— Begin GIVEN RECORDS —

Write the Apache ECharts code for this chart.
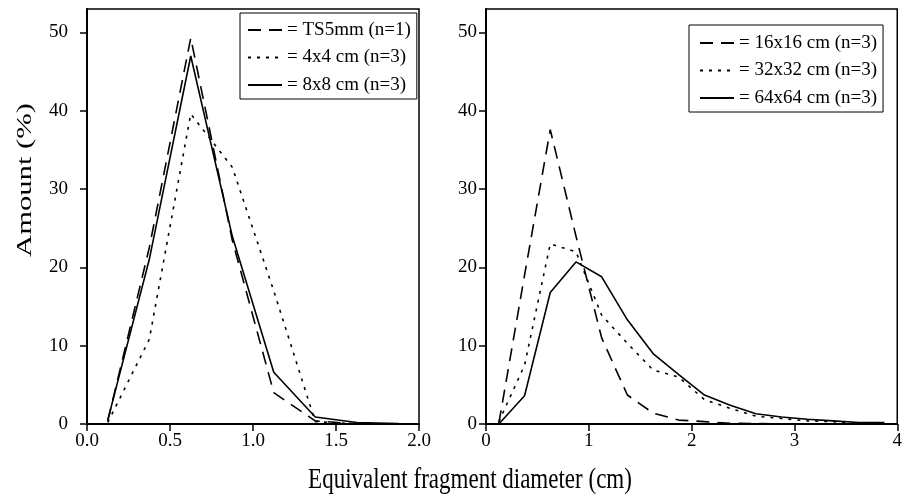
<!DOCTYPE html>
<html>
<head>
<meta charset="utf-8">
<script src="https://cdn.jsdelivr.net/npm/echarts@5/dist/echarts.min.js"></script>
<style>
html,body{margin:0;padding:0;background:#fff;}
#chart{width:905px;height:497px;}
</style>
</head>
<body>
<div id="chart"></div>
<script>
// Left panel
var xLeft = [0.125, 0.375, 0.625, 0.875, 1.125, 1.375, 1.625, 1.875];
var ts5mm = [0.4, 22.5, 49.3, 23.5, 4.0, 0.4, 0, 0];
var cm4x4 = [0.2, 10.8, 39.6, 32.8, 17.0, 0.3, 0, 0];
var cm8x8 = [0.5, 21.0, 47.0, 24.0, 6.6, 0.9, 0.2, 0.05];
// Right panel
var xRight = [0.125, 0.375, 0.625, 0.875, 1.125, 1.375, 1.625, 1.875, 2.125, 2.375, 2.625, 2.875, 3.125, 3.375, 3.625, 3.875];
var cm16x16 = [0.1, 19.0, 37.6, 24.0, 11.0, 3.7, 1.4, 0.5, 0.3, 0.1, 0.05, 0, 0, 0, 0, 0];
var cm32x32 = [0.3, 7.5, 23.0, 22.0, 13.9, 10.3, 6.9, 6.0, 3.1, 2.0, 1.0, 0.7, 0.4, 0.3, 0.1, 0.1];
var cm64x64 = [0, 3.6, 16.8, 20.7, 18.8, 13.3, 9.0, 6.3, 3.7, 2.4, 1.3, 0.9, 0.6, 0.4, 0.2, 0.2];

var namesLeft = ['TS5mm (n=1)', '4x4 cm (n=3)', '8x8 cm (n=3)'];
var namesRight = ['16x16 cm (n=3)', '32x32 cm (n=3)', '64x64 cm (n=3)'];
var yTicks = {min: 0, max: 53, interval: 10};
var yTitle = 'Amount (%)';
var xTitle = 'Equivalent fragment diameter (cm)';

var FONT = 'Liberation Serif';
var FS = 19;

function pairs(xs, ys) { return xs.map(function (x, i) { return [x, ys[i]]; }); }

var dashT = [13, 8], dotT = [3, 6];

function mkSeries(name, xs, ys, idx, type) {
  return {
    name: name, type: 'line', xAxisIndex: idx, yAxisIndex: idx,
    data: pairs(xs, ys), symbol: 'none', silent: true,
    lineStyle: {color: '#000', width: 1.6, type: type},
    itemStyle: {color: '#000'}
  };
}

function xAxis(idx, max, interval, fmt) {
  return {
    type: 'value', gridIndex: idx, min: 0, max: max, interval: interval,
    axisLine: {show: true, lineStyle: {color: '#000', width: 2}},
    axisTick: {show: true, length: 7, lineStyle: {color: '#000', width: 1.5}},
    axisLabel: {color: '#000', fontFamily: FONT, fontSize: FS, margin: 8, formatter: fmt},
    splitLine: {show: false}
  };
}
function yAxis(idx, margin) {
  return {
    type: 'value', gridIndex: idx, min: yTicks.min, max: yTicks.max, interval: yTicks.interval,
    axisLine: {show: true, lineStyle: {color: '#000', width: 2}},
    axisTick: {show: true, length: 7, lineStyle: {color: '#000', width: 1.5}},
    axisLabel: {color: '#000', fontFamily: FONT, fontSize: FS, margin: margin,
      showMaxLabel: false},
    splitLine: {show: false}
  };
}
function legend(names, left, top, padding) {
  return {
    data: names, orient: 'vertical', left: left, top: top,
    itemWidth: 34, itemHeight: 14, itemGap: 7.5,
    padding: padding,
    borderColor: '#000', borderWidth: 1, backgroundColor: '#fff',
    itemStyle: {opacity: 0},
    formatter: function (n) { return '= ' + n; },
    textStyle: {color: '#000', fontFamily: FONT, fontSize: FS, lineHeight: 20},
    selectedMode: false
  };
}

var chart = echarts.init(document.getElementById('chart'), null, {renderer: 'canvas'});
chart.setOption({
  animation: false,
  backgroundColor: '#fff',
  grid: [
    {left: 87, top: 9, width: 332, height: 415, show: true, borderColor: '#000', borderWidth: 1.5},
    {left: 486, top: 9, width: 415, height: 415, show: true, borderColor: '#000', borderWidth: 1.5}
  ],
  xAxis: [
    xAxis(0, 2, 0.5, function (v) { return v.toFixed(1); }),
    xAxis(1, 4, 1, function (v) { return String(v); })
  ],
  yAxis: [yAxis(0, 19), yAxis(1, 9)],
  legend: [legend(namesLeft, 240, 13, [7, 6, 4, 7]), legend(namesRight, 689, 25, [8, 6, 4, 10])],
  graphic: [
    {type: 'text', x: 26, y: 180, rotation: Math.PI / 2, scaleX: 1.53,
      style: {text: yTitle, fill: '#000', font: '20px "' + FONT + '"',
        align: 'center', verticalAlign: 'middle'}},
    {type: 'text', x: 470, y: 480, scaleY: 1.3,
      style: {text: xTitle, fill: '#000', font: '23px "' + FONT + '"',
        align: 'center', verticalAlign: 'middle'}}
  ],
  series: [
    mkSeries(namesLeft[0], xLeft, ts5mm, 0, dashT),
    mkSeries(namesLeft[1], xLeft, cm4x4, 0, dotT),
    mkSeries(namesLeft[2], xLeft, cm8x8, 0, 'solid'),
    mkSeries(namesRight[0], xRight, cm16x16, 1, dashT),
    mkSeries(namesRight[1], xRight, cm32x32, 1, dotT),
    mkSeries(namesRight[2], xRight, cm64x64, 1, 'solid')
  ]
});
</script>
</body>
</html>
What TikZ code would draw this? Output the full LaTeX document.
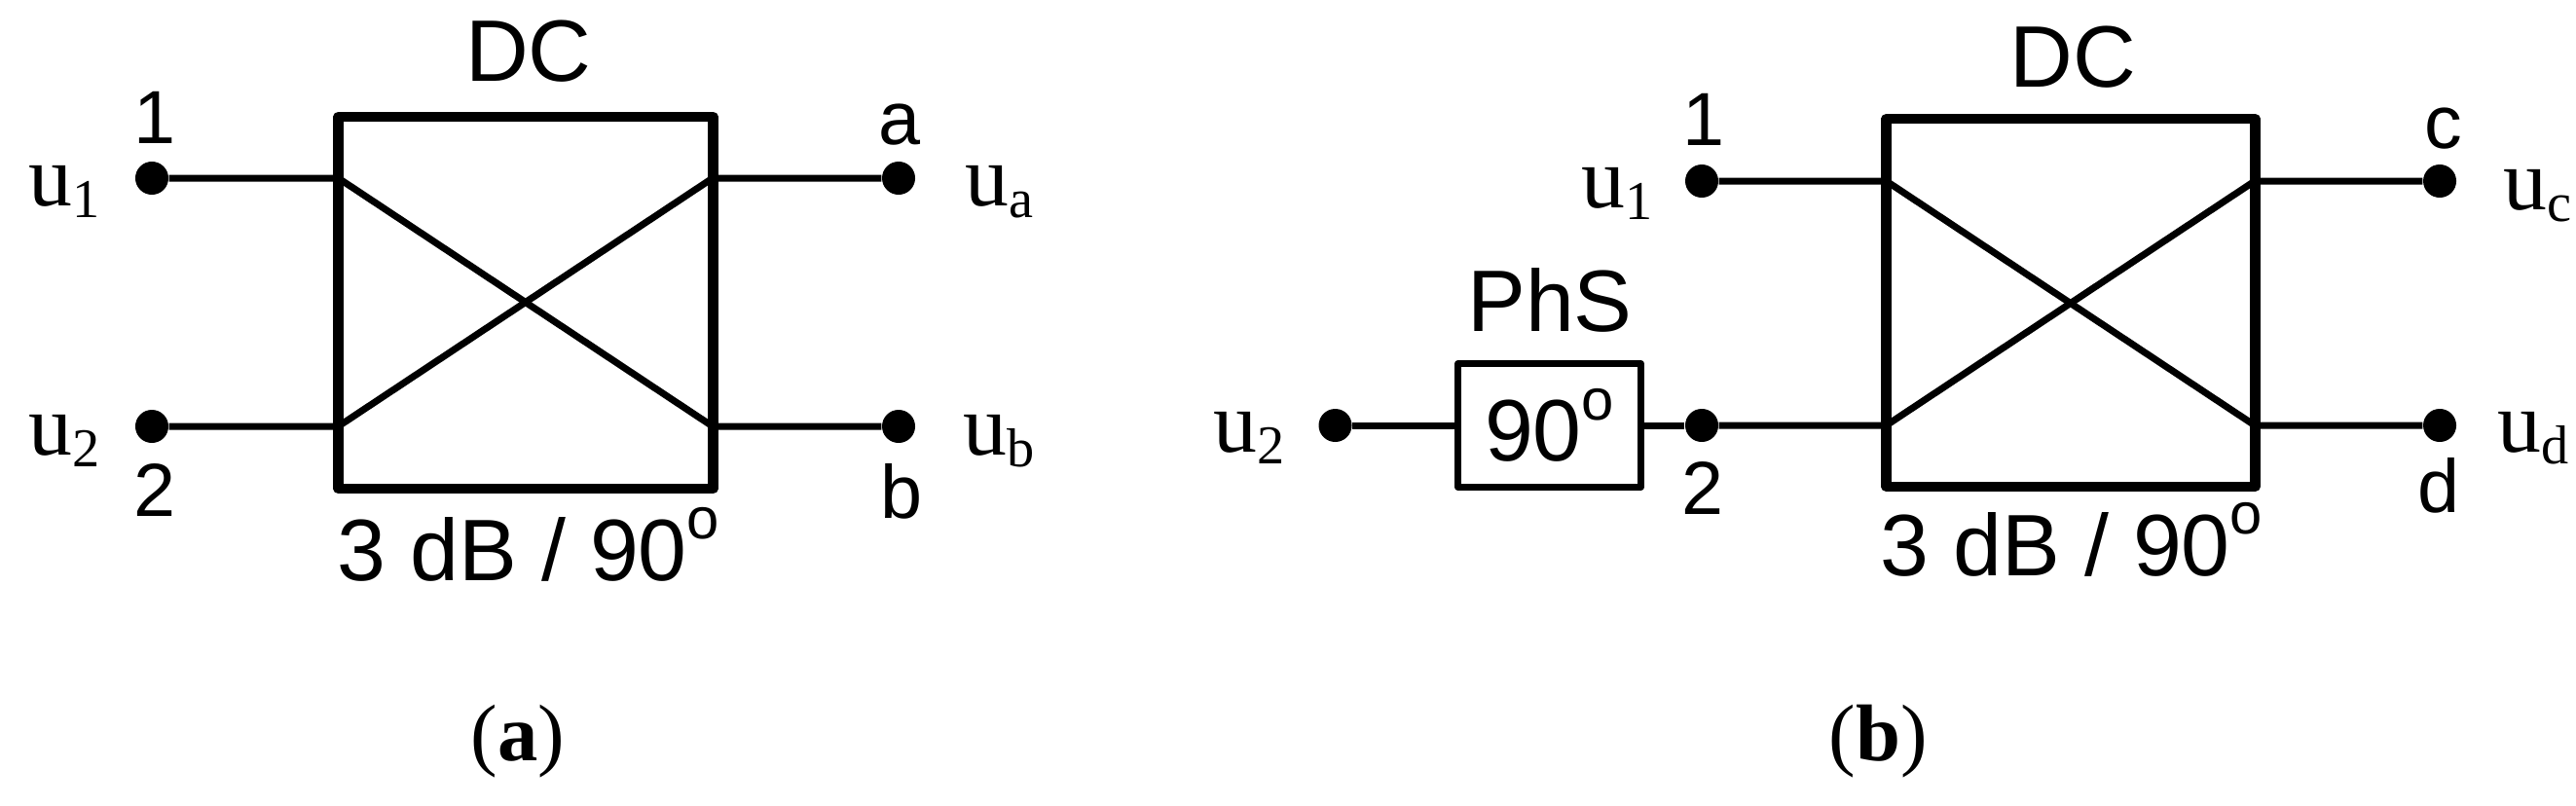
\documentclass[tikz,border=0pt]{standalone}
\usepackage{fontspec}
\setmainfont{Liberation Serif}
\setsansfont{Liberation Sans}
\newcommand{\degsup}{\raisebox{.47em}{\fontsize{17}{17}\selectfont o}}
\newcommand{\usig}[1]{u\raisebox{-.14em}{\fontsize{16}{16}\selectfont #1}}
\tikzset{
	dcbox/.style={rectangle,draw,line width=.105cm,line join=round,inner sep=0pt},
	phsbox/.style={rectangle,draw,line width=.065cm,line join=round,inner sep=0pt,minimum width=1.88cm,minimum height=1.27cm,font=\sffamily\fontsize{25.5}{25.5}\selectfont},
	term/.style={circle,fill,inner sep=0pt,minimum size=.34cm},
	port/.style={anchor=base,font=\sffamily\fontsize{22}{22}\selectfont,inner sep=0pt},
	title/.style={anchor=base,font=\sffamily\fontsize{25.5}{25.5}\selectfont,inner sep=0pt},
	sig/.style={anchor=base west,font=\rmfamily\fontsize{25.5}{25.5}\selectfont,inner sep=0pt},
	wire/.style={line width=.07cm},
	caption/.style={anchor=base,font=\rmfamily\fontsize{23.5}{23.5}\selectfont,inner sep=0pt}
}
\begin{document}
\begin{tikzpicture}[x=.01cm,y=-.01cm]
	\useasboundingbox (0,0) rectangle (2646,827);
	% left coupler
	\node[dcbox,minimum width=3.845cm,minimum height=3.82cm] (dcl) at (540,311) {};
	\coordinate (dcl1) at (347.5,183);
	\coordinate (dcl2) at (347.5,438);
	\coordinate (dcla) at (732,183);
	\coordinate (dclb) at (732,438);
	\node[term] (t1) at (156,183) {};
	\node[term] (t2) at (156,438) {};
	\node[term] (ta) at (923,183) {};
	\node[term] (tb) at (923,438) {};
	\draw[wire] (t1) -- (dcl1) -- (dclb) -- (tb);
	\draw[wire] (t2) -- (dcl2) -- (dcla) -- (ta);
	\node[title] (dcltitle) at (543,83) {DC};
	\node[title] (dclspec) at (543,596) {3 dB / 90\degsup};
	\node[port] (n1) at (159,147) {1};
	\node[port] (n2) at (159,530) {2};
	\node[port] (na) at (924,148) {a};
	\node[port] (nb) at (926,532) {b};
	\node[sig] (su1) at (29,211) {\usig{1}};
	\node[sig] (su2) at (29,467) {\usig{2}};
	\node[sig] (sua) at (991,211) {\usig{a}};
	\node[sig] (sub) at (989,467) {\usig{b}};
	\node[caption] (capa) at (532,781) {(\textbf{a})};
	% right coupler
	\node[dcbox,minimum width=3.785cm,minimum height=3.775cm] (dcr) at (2127,311) {};
	\coordinate (dcr1) at (1937.5,186);
	\coordinate (dcr2) at (1937.5,437);
	\coordinate (dcrc) at (2316,186);
	\coordinate (dcrd) at (2316,437);
	\node[term] (r1) at (1748,186) {};
	\node[term] (r2) at (1748,437) {};
	\node[term] (r0) at (1371.5,437) {};
	\node[term] (rc) at (2506,186) {};
	\node[term] (rd) at (2506,437) {};
	\node[phsbox] (phs) at (1591.5,437) {90\degsup};
	\draw[wire] (r1) -- (dcr1) -- (dcrd) -- (rd);
	\draw[wire] (r2) -- (dcr2) -- (dcrc) -- (rc);
	\draw[wire] (r0) -- (phs);
	\draw[wire] (phs) -- (r2);
	\node[title] (dcrtitle) at (2129,89) {DC};
	\node[title] (dcrspec) at (2128,591) {3 dB / 90\degsup};
	\node[title] (phstitle) at (1592,340) {PhS};
	\node[port] (m1) at (1750,149) {1};
	\node[port] (m2) at (1749,528) {2};
	\node[port] (mc) at (2510,152) {c};
	\node[port] (md) at (2505,526) {d};
	\node[sig] (ru1) at (1624,213) {\usig{1}};
	\node[sig] (ru2) at (1246,464) {\usig{2}};
	\node[sig] (ruc) at (2571,215) {\usig{c}};
	\node[sig] (rud) at (2565,464) {\usig{d}};
	\node[caption] (capb) at (1929,781) {(\textbf{b})};
\end{tikzpicture}
\end{document}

— End GIVEN RECORDS —

Look through the entries above; copy each line where the string "code" appears.

TASK RESPONSE:
Write the Apache ECharts code for this chart.
What TikZ code would draw this? Output the full LaTeX document.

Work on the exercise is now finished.